Create a third training file by reprocessing your second, corrected training file using the tagdata.py program and setting the hmm_file_name to the name of the second HMM file you just created, plus setting the name of the retag_file_name to the name of the second, corrected training file. Be sure to specify a different output file name for this third training file so that the second training file which you are reprocessing is not overwritten. Set the smoothing option as desired.

Examine this third training file. You will see that records in which the sequence of tag:hmm_state pairs has changed will be marked with '***** Changed'. Examine only the changed records (since the unchanged records you have already verified in previous steps) and correct whose which appear to be incorrect. Repeat the previous three steps until no more changes are detected in the training file. Note that you also wish to edit the correction lists and look-up tables to improve the observation symbol tagging of the training data (as opposed to the hidden state assignment). You should re-tag the training file and retrain the HMM after making such modifications to ensure that the changes have not caused other problems, and to ensure that the HMM reflects the latest version of the tagging look-up tables.

Finally, in your main project module (as derived from an original project.py module), set the name or address HMM file name to the last HMM file you created.

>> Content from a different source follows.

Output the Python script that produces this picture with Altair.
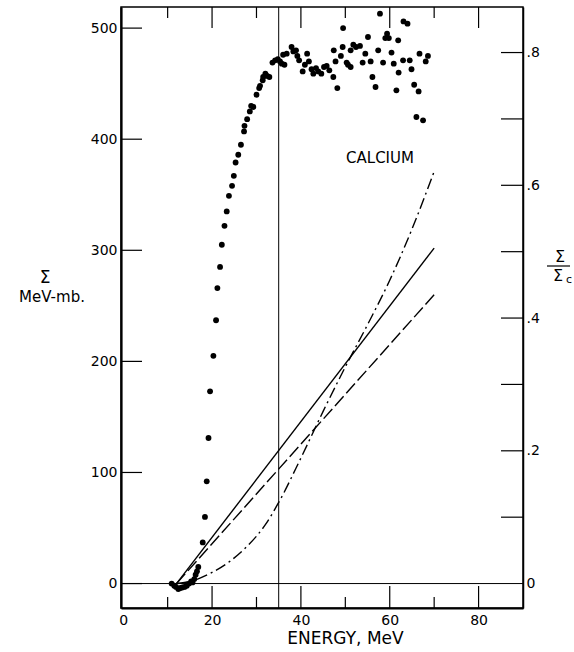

This training cycle can be enhanced in various ways. For example, once a reasonably good HMM training set has been developed, it can be further improved by adding examples of unusual records to it. By definition, such unusual records occur in the input data only infrequently, and thus very large numbers of training records would need to be examined if they were to be found manually. However, by setting the freqs_file_name option in tagdata.py it is possible to obtain a listing of record formats in ascending order of frequency in a particular input data set (that is, the least common record formats are listed first). Typically quite large numbers of records are specified for processing by tagdata.py when the freqs_file_name option is set - 100,000 would not be unusual. Of course, there is no prospect of being able to inspect all 100,000 records in the resulting training file, but records with unusual patterns amongst those 100,000 records can be found at or near the top of the output file specified with the freqs_file_name option. Corrected versions of the tag:hmm_state pair sequences for those unusual records can then be added to the smaller, 1,000 record training file as discussed above, and the HMM then retrained using the trainhmm.py program.